Nous pouvons donc considérer la discipline comme une pratique et une expression de l’amour. En particulier, la discipline est en rapport avec l’action, nos agissements du corps, de la parole et de l’esprit ; la discipline, l’action juste, sont gouvernées par l’amour, la compassion. La discipline juste est donc l’action juste, et l’action juste est l’action d’amour et de compassion – en entendant toujours amour et compassion dans leur sens fondamental de réceptivité-disponibilité, réceptivité de la compassion et disponibilité de l’amour.

Il y a, dans la non-agressivité en tant que non-agissement de l’énergie de l’ego, une qualité de non-passion ; et l’absence de passion est précisément l’amour profond. Il s’agit de distinguer amour passionnel et amour authentique. Lorsque nous parlons de la discipline juste en tant qu’action d’amour, il ne s’agit pas d’un amour passionnel qui est fondé sur la possessivité, sur l’attachement, sur le désir. Dans l’amour habituel, une certaine forme d’attachement est inévitable. Néanmoins, l’amour est d’autant plus juste ou d’autant plus profond qu’il n’est pas fondé sur la possessivité et l’attachement.
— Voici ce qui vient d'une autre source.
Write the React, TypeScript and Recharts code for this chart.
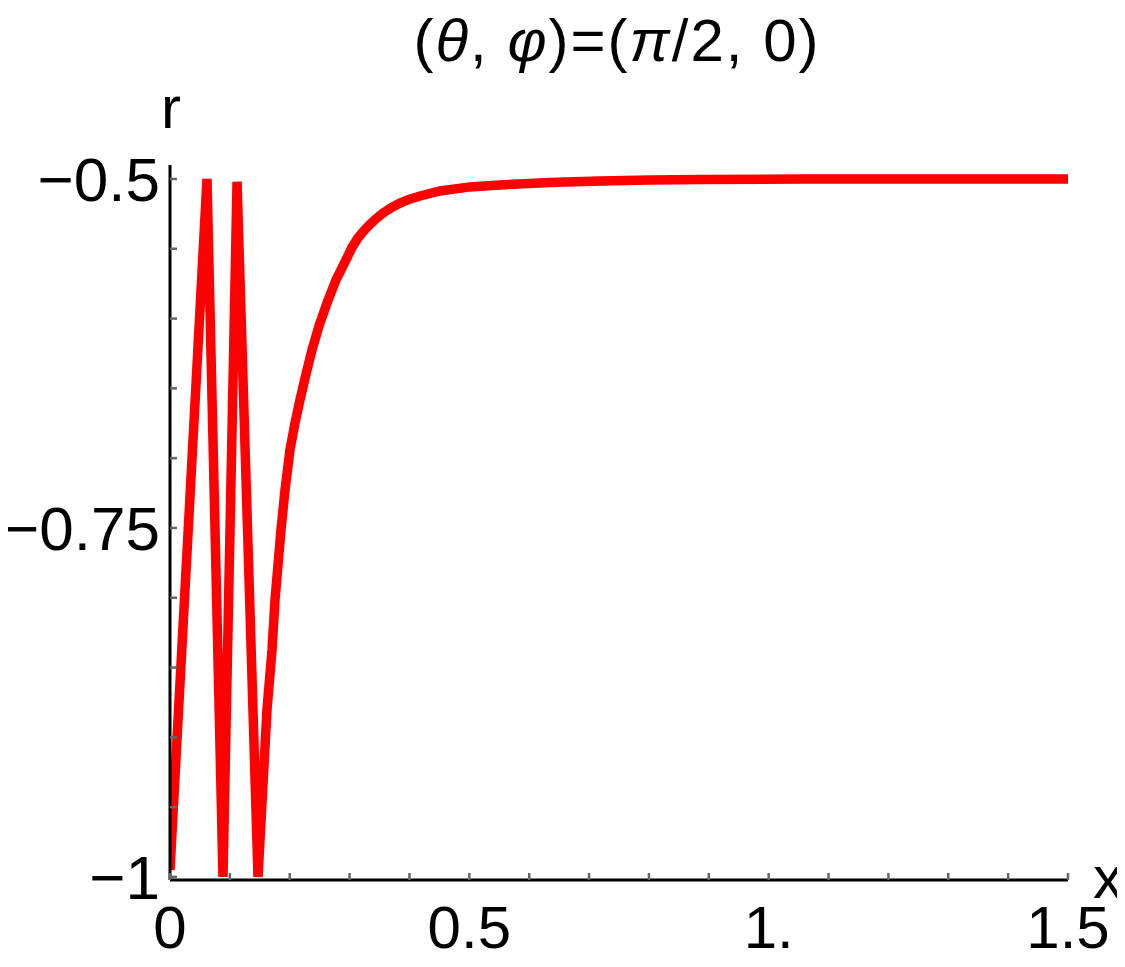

L’amour possessif, l’amour-attachement est un amour de souffrance, car il est dans la nature des choses que ce qui s’est rencontré se sépare, que ce qui est né meure ; il est dans la nature des choses que l’on soit séparé de ce à quoi l’on est attaché, et aussi, par ailleurs, que l’on rencontre ce qu’on aurait préféré éviter.

Lorsqu’on parle d’amour authentique, c’est donc un amour fondé sur la présence à l’aimé, sur la réceptivité et la disponibilité à l’aimé, dans une attitude de don sans possessivité. Plutôt que de posséder et de prendre, on donne. Dans l’ouverture pleine et totale qui permet cette réceptivité-disponibilité, cette ouverture qui est l’absence de fixation et de toutes les formes d’agression passionnelle, il y a une communion entre l’amant et l’aimé, il y a le dépassement d’une relation dualiste et c’est alors la forme la plus profonde de l’amour. Ceci nous montre la présence de l’amour dans la discipline juste, l’action juste.

Une discipline joyeuse

Observer la discipline, c’est faire ce qui est bon pour soi et pour les autres. Si on comprend le sens ou l’essence de la discipline, alors elle n’est pas une contrainte, une chose pénible à laquelle on se soumet en renâclant. Il y a dans la discipline une dimension profondément joyeuse qui survient lorsqu’on a le sentiment de faire ce qui est bon, ce qui est juste, ce qui nous fait du bien, ce qui amène la bonté, ce qui amène bien-être et bonheur aux autres et à soi-même. Dans cette perspective, dans la mesure où l’on intègre son sens, non seulement la discipline n’est pas pénible mais elle devient même une profonde réjouissance.

Extrait du séminaire « Comprendre dans l’expérience », été 1994.